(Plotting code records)
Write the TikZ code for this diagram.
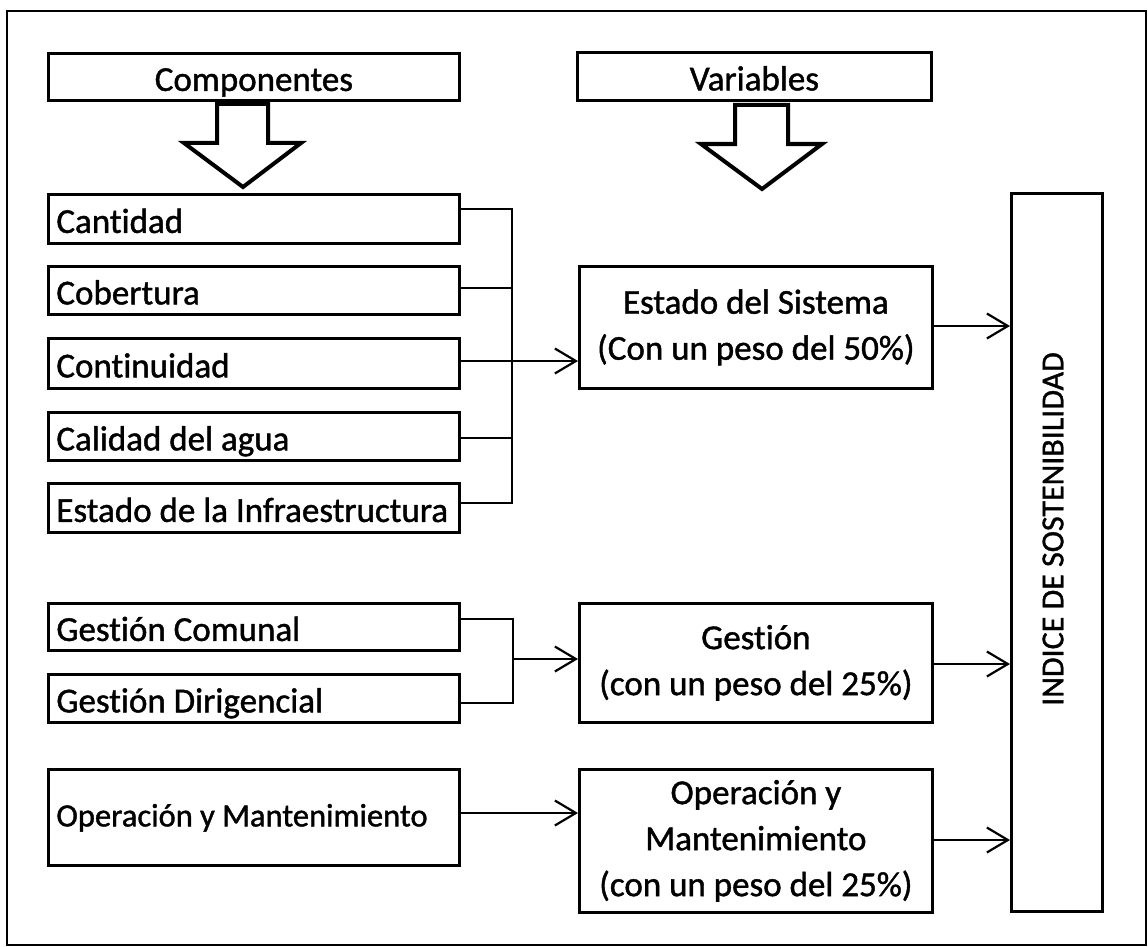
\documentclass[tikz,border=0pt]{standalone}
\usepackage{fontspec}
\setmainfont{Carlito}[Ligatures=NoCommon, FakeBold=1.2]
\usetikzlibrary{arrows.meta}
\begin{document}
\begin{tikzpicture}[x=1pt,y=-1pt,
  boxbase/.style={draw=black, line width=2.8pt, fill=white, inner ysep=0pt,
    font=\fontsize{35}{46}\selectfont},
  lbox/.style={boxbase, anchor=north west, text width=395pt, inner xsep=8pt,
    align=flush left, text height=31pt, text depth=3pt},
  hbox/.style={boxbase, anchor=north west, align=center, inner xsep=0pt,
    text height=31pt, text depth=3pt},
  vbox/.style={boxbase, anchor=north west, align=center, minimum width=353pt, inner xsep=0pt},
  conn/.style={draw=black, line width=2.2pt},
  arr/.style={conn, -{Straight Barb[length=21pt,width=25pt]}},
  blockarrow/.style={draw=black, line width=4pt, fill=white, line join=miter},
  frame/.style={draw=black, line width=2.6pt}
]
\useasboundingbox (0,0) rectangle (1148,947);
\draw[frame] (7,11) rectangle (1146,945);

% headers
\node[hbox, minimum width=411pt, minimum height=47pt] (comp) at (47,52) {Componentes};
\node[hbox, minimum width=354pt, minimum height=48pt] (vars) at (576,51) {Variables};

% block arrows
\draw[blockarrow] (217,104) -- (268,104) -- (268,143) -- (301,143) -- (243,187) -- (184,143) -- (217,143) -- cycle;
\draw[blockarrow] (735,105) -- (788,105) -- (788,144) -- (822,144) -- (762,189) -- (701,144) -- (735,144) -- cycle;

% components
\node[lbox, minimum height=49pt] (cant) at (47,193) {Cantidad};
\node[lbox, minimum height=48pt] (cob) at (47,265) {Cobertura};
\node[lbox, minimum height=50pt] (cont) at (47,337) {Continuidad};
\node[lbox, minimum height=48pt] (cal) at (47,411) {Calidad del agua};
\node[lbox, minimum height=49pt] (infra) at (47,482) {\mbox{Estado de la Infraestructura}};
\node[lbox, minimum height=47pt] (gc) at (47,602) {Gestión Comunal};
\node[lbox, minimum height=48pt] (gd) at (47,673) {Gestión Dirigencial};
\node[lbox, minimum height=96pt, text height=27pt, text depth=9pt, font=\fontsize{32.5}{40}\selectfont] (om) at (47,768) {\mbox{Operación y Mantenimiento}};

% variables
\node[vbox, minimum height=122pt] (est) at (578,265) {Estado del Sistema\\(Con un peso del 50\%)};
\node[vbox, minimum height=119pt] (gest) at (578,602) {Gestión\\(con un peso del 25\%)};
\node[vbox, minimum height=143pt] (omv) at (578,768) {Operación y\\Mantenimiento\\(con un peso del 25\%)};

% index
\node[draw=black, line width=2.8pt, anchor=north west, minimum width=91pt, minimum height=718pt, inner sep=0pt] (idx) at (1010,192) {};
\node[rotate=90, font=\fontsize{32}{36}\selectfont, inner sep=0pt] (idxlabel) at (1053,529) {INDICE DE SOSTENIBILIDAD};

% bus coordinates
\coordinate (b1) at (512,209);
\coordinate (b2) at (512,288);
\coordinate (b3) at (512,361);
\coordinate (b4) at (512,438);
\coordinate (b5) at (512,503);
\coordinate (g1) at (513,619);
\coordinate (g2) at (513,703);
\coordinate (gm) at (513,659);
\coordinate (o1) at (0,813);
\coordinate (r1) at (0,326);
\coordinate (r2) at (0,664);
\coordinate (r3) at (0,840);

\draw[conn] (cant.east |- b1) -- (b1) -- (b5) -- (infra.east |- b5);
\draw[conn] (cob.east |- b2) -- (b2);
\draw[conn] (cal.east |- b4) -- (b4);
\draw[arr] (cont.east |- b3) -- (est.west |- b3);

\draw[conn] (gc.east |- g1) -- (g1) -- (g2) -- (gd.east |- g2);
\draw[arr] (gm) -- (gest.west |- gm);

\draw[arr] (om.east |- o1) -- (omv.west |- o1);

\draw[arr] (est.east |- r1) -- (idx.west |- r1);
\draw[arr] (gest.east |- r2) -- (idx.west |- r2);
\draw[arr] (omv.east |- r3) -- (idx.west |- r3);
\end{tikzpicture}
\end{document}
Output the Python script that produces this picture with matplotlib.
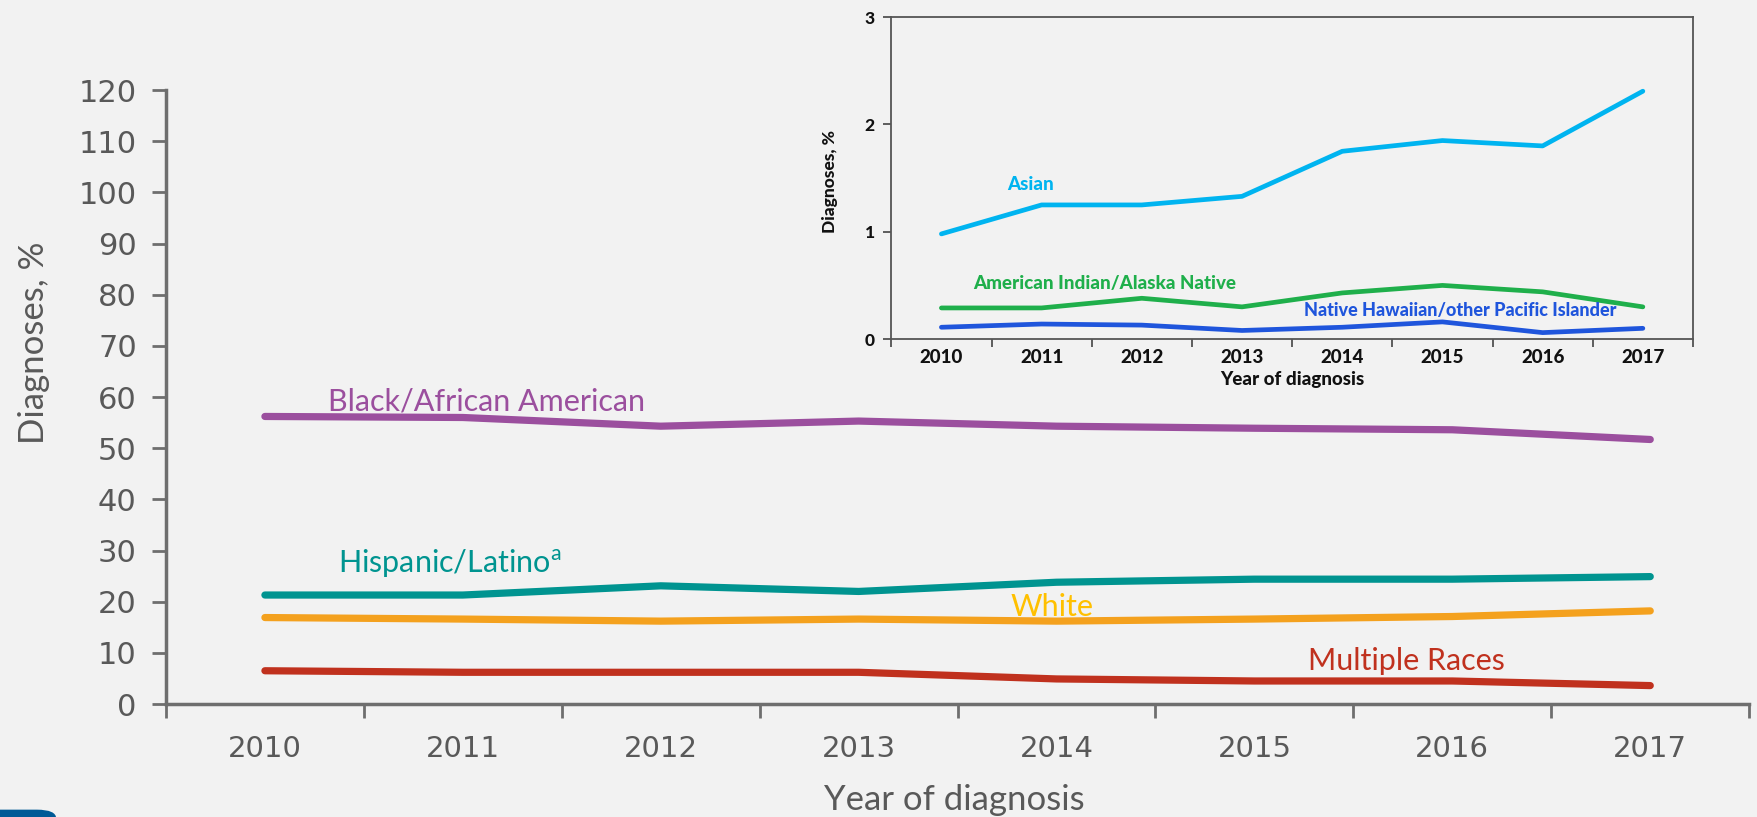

§ **Task to carry out**:
Reproduce exactly the run of lines that opens the listing and closes with the line holding "(735,144) -- cycle;". Pictures are excluded.

§ **Expected answer**:
Write the TikZ code for this diagram.
\documentclass[tikz,border=0pt]{standalone}
\usepackage{fontspec}
\setmainfont{Carlito}[Ligatures=NoCommon, FakeBold=1.2]
\usetikzlibrary{arrows.meta}
\begin{document}
\begin{tikzpicture}[x=1pt,y=-1pt,
  boxbase/.style={draw=black, line width=2.8pt, fill=white, inner ysep=0pt,
    font=\fontsize{35}{46}\selectfont},
  lbox/.style={boxbase, anchor=north west, text width=395pt, inner xsep=8pt,
    align=flush left, text height=31pt, text depth=3pt},
  hbox/.style={boxbase, anchor=north west, align=center, inner xsep=0pt,
    text height=31pt, text depth=3pt},
  vbox/.style={boxbase, anchor=north west, align=center, minimum width=353pt, inner xsep=0pt},
  conn/.style={draw=black, line width=2.2pt},
  arr/.style={conn, -{Straight Barb[length=21pt,width=25pt]}},
  blockarrow/.style={draw=black, line width=4pt, fill=white, line join=miter},
  frame/.style={draw=black, line width=2.6pt}
]
\useasboundingbox (0,0) rectangle (1148,947);
\draw[frame] (7,11) rectangle (1146,945);

% headers
\node[hbox, minimum width=411pt, minimum height=47pt] (comp) at (47,52) {Componentes};
\node[hbox, minimum width=354pt, minimum height=48pt] (vars) at (576,51) {Variables};

% block arrows
\draw[blockarrow] (217,104) -- (268,104) -- (268,143) -- (301,143) -- (243,187) -- (184,143) -- (217,143) -- cycle;
\draw[blockarrow] (735,105) -- (788,105) -- (788,144) -- (822,144) -- (762,189) -- (701,144) -- (735,144) -- cycle;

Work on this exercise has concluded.